Music theory had become mired in tradition and in the 19th century attraction towards the cult of the inspired genius. Music education based on the observance of stylistic habits would quickly create pedagogical dogma. For example, the tendency of the leading note of a scale to ascend, or the dominant seventh chord to resolve are not universal laws but features of historical trends only true in certain cases and not in others. By revealing the underlying principles of the organisation of sound through scientific analysis, Schillinger hoped to free the composer from the shackles of tradition.

Many of the concepts contained in the System have already penetrated modern compositional practice. Schillinger's techniques are tools for the imagination. By themselves, they do not compose music but merely assist the composer to realise his or her vision through facilitating the planning and execution of large musical structures. The numerous techniques described by Schillinger in the field of rhythm offer a unique and attractive approach to the composer and to some extent compensate for an imbalance in composition literature, largely dominated by considerations of pitch.

Conclusion

Schillinger’s System of Musical Composition is an attempt to create a comprehensive and definitive treatise on music and number. This has the disadvantage of resulting in a treatise of great length and elaborate nomenclature, but which ultimately succeeds because it is able to satisfy various conditions-

  1. All existing music is accommodated.
  2. Techniques do not prohibit creative freedom.
  3. Results are practical and effective.
Schillinger rarely attempts to predict the aesthetic consequences of his system but instead offers generalised pattern making techniques, free of stylistic bias. Schillinger's own point of view acknowledges a mixture of the rational and intuitive. The balance between intuitive and technical decision-making is not easy to define, and opinion during the second half of the twentieth century polarised. His work is thought provoking and consistent, attempting to reveal a methodological way to arrive at a decision.
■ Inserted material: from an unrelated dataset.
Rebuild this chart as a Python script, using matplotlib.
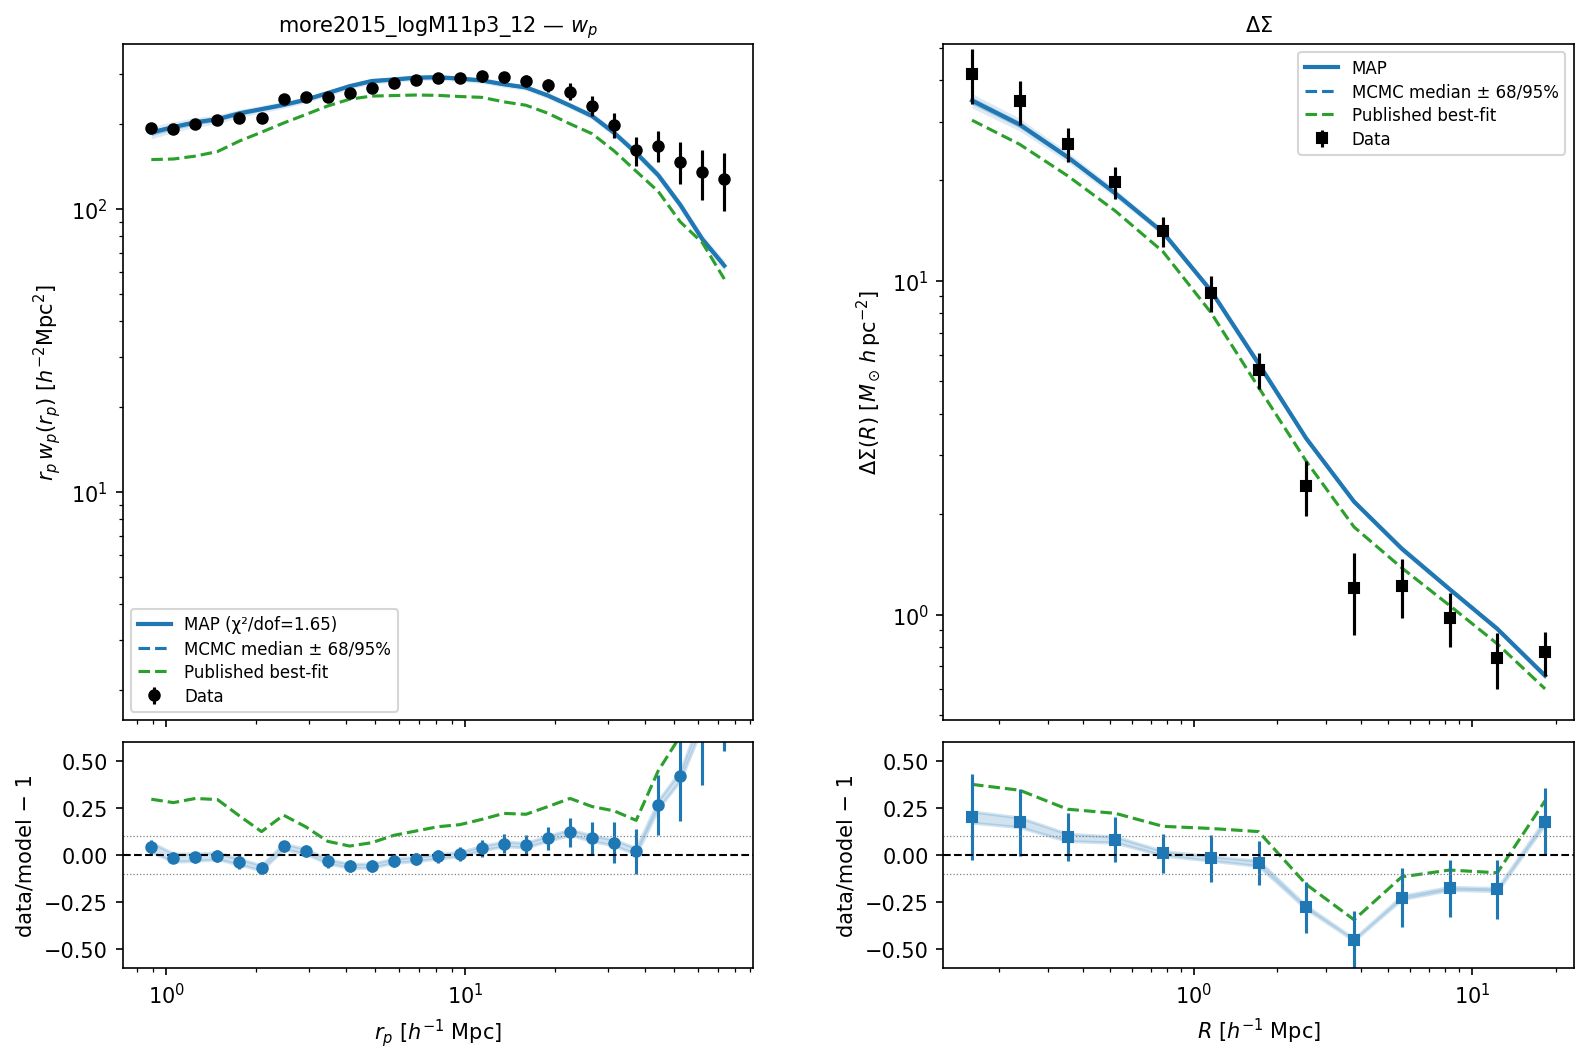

Schillinger’s style can induce a resistance in the reader being at times relentlessly dry, favouring algebra and music notation above words. Occasionally, in an attempt to shake the reader out of complacent thinking, the text is deliberately provocative. Schillinger’s uncompromising tone is due partly to the culture, from which he emerged. During the 1930’s, he was amongst those who called for science to sweep away outdated practices. Some contemporaneous commentators, like the philosopher Adorno, linked this movement with the aggressive agenda of capitalism but Schillinger is by comparison politically naïve, simply a worshiper of science and apparently unaware of any negative consequences when he predicts, accurately as it turns out, a musical culture driven by technology and at the service of industrialisation. And yet for all its rigour, repetition and challenge, the System was enjoyed and apparently used with great success for many years after its author’s death. Schillinger’s influence lingers on in the work of celebrated musicians as well as those who produced countless forgotten film scores and television theme tunes. Composers whose work is considered unique and non-commercial have also publicly endorsed its methods,.